Your goal:
Copy out each line of the data that holds the word "chart".

#####

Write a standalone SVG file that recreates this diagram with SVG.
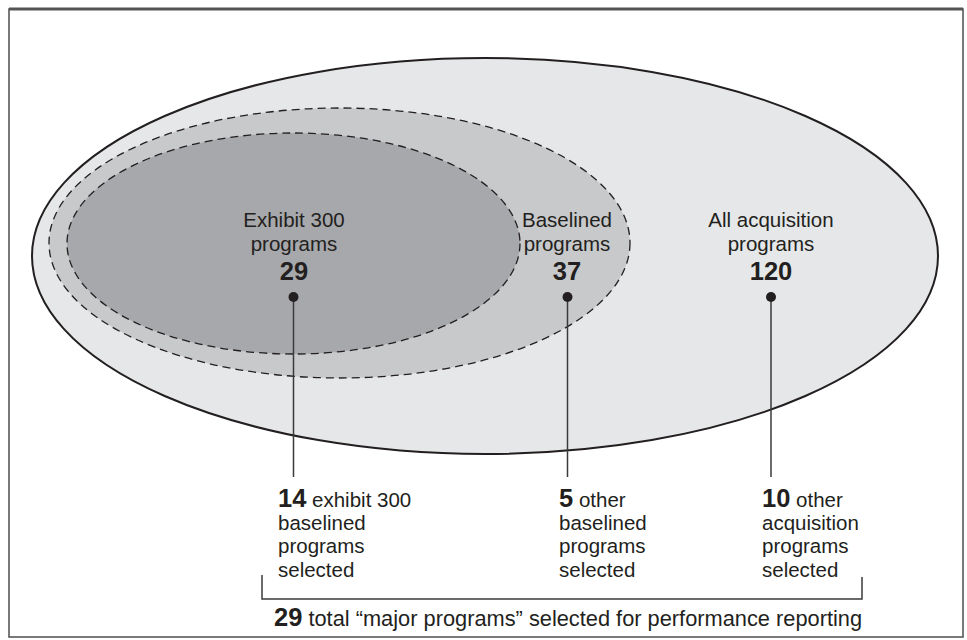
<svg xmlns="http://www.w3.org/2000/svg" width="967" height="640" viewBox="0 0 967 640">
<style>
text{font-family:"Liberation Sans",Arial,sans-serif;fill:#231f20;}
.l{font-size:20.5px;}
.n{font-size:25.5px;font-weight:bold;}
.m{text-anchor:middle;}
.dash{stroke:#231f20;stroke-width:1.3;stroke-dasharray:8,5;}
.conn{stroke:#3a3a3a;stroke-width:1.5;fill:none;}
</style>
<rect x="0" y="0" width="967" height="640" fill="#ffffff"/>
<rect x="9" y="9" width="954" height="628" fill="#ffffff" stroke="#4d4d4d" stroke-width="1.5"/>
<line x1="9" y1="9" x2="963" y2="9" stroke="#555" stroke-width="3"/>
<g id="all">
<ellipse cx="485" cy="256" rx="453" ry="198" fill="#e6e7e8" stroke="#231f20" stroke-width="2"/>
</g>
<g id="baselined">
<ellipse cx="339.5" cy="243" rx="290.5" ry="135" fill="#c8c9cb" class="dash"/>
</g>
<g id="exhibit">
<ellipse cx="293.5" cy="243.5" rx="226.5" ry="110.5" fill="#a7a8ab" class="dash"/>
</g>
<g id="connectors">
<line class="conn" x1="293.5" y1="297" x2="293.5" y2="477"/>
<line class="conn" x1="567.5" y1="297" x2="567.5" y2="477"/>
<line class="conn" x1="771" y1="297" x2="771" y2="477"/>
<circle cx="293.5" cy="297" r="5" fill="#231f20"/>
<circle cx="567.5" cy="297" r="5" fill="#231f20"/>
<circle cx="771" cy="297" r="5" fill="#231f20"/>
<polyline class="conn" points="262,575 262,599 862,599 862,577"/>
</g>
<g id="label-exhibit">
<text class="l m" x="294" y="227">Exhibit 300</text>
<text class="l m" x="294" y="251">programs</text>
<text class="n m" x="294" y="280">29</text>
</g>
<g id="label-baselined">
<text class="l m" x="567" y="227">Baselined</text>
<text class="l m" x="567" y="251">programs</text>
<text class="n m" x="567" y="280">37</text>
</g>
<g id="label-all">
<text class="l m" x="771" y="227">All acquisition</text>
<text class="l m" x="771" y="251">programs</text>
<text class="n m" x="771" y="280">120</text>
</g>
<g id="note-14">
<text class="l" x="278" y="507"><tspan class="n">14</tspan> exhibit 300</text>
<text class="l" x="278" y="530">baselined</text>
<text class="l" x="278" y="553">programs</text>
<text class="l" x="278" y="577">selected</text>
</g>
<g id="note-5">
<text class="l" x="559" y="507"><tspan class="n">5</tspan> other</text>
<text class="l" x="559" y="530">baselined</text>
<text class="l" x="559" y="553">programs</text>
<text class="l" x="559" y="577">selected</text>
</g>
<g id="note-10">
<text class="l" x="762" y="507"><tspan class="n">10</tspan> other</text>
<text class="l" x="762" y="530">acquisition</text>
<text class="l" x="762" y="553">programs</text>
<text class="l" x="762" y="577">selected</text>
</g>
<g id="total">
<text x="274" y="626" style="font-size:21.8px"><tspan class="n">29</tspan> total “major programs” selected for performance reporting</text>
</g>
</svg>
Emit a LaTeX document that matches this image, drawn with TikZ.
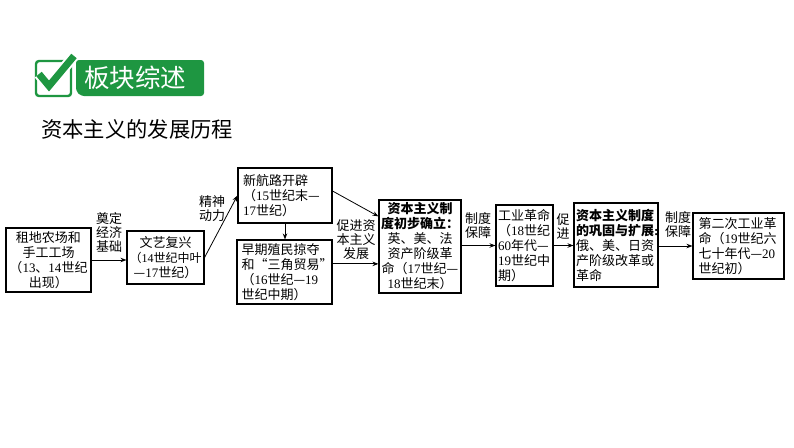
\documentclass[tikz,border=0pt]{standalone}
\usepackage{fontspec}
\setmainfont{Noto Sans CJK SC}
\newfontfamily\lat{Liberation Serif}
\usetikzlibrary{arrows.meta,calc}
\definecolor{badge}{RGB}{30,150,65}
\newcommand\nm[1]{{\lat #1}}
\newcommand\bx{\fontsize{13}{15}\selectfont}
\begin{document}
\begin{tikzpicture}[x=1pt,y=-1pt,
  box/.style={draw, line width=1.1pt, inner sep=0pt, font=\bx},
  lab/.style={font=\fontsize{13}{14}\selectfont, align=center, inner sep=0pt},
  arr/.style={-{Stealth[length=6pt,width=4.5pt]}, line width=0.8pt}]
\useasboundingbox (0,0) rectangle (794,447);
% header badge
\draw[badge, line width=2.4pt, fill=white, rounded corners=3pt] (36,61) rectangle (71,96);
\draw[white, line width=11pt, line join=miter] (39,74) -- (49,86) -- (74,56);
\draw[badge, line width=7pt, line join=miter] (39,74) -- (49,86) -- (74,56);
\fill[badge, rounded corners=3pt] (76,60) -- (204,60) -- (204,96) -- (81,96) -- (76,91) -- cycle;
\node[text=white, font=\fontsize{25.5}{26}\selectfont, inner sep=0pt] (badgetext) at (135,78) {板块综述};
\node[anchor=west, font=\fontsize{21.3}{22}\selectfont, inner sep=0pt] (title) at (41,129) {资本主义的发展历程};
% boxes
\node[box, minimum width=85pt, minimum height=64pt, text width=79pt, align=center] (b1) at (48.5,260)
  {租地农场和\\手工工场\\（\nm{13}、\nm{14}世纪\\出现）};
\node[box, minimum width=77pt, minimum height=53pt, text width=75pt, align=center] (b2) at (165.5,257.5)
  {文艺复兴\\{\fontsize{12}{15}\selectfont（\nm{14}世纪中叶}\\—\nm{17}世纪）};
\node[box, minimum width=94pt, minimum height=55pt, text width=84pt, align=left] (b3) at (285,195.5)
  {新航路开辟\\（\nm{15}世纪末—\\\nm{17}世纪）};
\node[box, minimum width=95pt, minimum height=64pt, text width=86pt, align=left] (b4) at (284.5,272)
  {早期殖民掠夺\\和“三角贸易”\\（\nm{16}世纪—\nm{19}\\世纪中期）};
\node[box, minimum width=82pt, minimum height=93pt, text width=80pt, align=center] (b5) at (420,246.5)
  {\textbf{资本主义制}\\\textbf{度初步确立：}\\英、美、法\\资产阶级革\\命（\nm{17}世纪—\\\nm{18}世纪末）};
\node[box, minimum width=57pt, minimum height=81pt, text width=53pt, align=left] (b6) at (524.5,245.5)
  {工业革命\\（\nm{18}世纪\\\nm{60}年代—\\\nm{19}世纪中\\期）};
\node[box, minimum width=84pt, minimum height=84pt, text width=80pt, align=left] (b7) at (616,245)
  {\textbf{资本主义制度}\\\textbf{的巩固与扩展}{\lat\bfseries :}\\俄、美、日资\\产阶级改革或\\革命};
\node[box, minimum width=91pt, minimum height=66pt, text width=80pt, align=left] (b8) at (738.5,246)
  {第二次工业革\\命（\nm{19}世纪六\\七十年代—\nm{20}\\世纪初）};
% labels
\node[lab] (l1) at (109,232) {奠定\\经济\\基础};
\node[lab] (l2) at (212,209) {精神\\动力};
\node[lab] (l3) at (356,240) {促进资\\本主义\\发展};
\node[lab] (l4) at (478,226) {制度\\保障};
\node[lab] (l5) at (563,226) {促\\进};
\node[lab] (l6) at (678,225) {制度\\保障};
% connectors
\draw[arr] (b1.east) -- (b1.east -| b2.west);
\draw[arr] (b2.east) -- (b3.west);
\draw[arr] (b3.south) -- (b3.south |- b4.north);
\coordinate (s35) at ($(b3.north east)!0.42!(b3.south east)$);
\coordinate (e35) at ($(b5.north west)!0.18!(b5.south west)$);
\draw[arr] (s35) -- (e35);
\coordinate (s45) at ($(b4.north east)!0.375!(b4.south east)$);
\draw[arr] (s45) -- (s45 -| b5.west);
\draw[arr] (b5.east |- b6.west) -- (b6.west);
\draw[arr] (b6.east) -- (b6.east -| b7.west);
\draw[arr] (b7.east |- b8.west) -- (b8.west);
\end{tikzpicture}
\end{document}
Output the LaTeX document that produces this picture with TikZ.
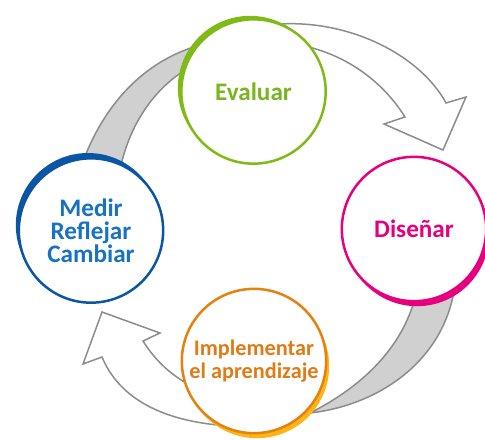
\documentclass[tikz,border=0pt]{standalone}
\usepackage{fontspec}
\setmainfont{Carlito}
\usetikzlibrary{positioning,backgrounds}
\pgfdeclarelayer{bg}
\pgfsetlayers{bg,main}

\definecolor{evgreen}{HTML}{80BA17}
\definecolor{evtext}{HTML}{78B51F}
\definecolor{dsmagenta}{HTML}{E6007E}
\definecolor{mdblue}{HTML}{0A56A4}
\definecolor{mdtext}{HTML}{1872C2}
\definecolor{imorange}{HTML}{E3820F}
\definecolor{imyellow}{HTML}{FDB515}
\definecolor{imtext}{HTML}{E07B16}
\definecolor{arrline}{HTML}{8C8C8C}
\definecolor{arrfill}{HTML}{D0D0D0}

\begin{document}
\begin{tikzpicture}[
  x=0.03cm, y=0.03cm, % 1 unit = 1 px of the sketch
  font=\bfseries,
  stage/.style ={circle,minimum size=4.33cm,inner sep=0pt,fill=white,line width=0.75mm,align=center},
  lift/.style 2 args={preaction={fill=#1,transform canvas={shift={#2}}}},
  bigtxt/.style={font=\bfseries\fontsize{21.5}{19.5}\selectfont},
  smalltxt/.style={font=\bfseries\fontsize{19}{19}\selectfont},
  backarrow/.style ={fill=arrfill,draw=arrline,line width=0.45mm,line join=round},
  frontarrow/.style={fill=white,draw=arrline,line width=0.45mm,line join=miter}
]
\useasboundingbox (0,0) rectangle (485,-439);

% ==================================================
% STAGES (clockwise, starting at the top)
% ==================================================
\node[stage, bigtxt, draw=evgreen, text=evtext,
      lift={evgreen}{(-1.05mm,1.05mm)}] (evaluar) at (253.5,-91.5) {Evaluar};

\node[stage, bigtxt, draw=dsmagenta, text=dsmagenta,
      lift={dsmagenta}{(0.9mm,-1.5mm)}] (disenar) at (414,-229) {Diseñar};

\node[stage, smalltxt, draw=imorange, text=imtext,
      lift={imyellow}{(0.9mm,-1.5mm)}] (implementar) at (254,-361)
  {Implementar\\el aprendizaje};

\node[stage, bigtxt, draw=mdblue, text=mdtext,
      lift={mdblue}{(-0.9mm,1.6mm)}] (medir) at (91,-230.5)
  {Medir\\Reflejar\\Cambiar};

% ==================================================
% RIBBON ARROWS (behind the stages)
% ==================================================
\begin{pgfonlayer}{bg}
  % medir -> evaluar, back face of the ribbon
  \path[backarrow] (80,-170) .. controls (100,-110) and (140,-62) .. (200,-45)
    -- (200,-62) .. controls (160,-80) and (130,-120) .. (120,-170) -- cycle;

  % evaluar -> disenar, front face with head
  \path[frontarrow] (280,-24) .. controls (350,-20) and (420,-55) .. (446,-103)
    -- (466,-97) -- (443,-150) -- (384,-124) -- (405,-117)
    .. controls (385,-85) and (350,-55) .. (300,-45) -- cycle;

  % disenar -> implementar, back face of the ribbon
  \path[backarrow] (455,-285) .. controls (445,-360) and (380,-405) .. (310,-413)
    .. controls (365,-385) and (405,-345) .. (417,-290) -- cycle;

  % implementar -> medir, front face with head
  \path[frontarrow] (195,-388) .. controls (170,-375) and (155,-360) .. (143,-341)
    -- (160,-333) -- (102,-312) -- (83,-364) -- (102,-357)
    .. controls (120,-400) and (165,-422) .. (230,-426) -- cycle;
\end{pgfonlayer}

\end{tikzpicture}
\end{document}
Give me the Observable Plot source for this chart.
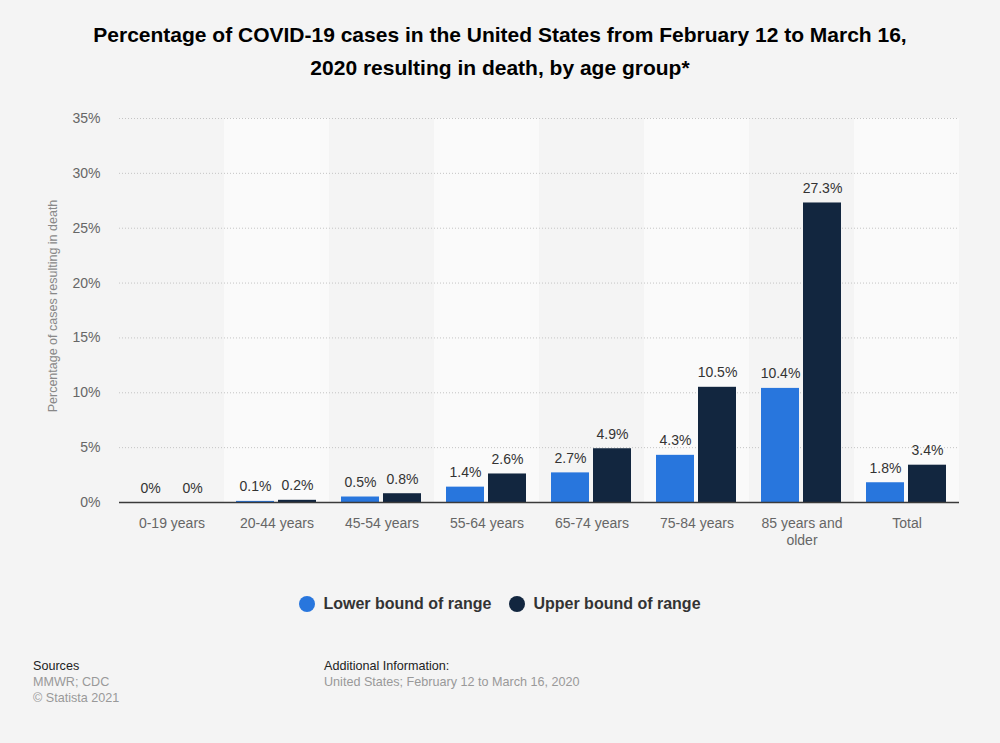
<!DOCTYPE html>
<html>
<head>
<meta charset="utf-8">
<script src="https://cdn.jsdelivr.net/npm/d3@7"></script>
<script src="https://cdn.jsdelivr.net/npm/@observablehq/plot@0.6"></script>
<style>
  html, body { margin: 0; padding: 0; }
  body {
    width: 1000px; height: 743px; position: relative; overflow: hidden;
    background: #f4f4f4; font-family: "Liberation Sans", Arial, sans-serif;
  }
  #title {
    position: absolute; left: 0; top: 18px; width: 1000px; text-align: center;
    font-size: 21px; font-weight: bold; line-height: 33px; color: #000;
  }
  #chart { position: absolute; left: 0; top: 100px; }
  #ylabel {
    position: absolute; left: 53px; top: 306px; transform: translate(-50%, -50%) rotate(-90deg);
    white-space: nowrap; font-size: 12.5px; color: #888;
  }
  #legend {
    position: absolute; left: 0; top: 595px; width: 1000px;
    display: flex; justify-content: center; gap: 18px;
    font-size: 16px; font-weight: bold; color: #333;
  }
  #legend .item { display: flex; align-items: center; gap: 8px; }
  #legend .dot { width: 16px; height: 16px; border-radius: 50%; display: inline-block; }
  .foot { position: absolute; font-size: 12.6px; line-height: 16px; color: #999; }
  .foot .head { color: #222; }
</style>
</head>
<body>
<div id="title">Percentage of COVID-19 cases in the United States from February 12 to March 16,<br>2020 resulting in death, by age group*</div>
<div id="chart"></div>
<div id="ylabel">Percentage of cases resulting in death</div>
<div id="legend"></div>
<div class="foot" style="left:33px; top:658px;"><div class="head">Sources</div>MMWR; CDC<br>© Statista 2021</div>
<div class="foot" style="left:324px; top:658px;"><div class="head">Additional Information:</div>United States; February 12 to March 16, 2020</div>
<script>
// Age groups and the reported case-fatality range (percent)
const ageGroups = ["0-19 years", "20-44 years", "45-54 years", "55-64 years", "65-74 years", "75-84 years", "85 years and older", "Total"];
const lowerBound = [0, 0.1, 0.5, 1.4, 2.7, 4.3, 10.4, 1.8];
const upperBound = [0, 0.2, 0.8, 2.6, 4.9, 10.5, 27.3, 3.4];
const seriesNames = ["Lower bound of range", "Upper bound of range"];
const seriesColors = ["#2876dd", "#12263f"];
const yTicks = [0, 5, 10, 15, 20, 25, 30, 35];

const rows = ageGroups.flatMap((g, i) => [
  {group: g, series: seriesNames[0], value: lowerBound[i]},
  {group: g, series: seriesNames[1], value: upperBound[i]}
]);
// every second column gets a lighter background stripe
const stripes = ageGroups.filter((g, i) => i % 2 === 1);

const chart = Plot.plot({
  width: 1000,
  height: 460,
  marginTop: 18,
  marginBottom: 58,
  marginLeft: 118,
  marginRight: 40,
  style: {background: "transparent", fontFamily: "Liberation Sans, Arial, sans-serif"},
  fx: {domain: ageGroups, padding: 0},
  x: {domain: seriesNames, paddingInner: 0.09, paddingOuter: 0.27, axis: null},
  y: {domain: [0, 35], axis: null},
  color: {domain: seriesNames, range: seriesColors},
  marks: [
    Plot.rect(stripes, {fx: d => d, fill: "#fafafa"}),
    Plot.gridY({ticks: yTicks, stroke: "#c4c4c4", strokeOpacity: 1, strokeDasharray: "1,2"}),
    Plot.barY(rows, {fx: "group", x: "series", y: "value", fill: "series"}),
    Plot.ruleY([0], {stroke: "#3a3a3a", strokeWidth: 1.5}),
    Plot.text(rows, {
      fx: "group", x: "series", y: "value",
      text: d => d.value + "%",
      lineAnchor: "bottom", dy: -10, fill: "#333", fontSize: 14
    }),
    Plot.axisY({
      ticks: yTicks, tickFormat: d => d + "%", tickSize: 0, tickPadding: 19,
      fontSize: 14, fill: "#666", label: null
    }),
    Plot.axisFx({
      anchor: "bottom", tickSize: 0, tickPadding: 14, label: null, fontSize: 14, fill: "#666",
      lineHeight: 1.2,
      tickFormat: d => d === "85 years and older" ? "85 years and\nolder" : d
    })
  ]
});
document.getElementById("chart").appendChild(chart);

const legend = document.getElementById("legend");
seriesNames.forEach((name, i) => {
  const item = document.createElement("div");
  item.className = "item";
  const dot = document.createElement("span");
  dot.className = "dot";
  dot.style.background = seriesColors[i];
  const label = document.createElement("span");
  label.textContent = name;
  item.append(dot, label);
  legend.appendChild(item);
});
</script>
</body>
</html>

#####

The completed task:
Give me the Observable Plot source for this chart.
  #chart { position: absolute; left: 0; top: 100px; }
<div id="chart"></div>
const chart = Plot.plot({
document.getElementById("chart").appendChild(chart);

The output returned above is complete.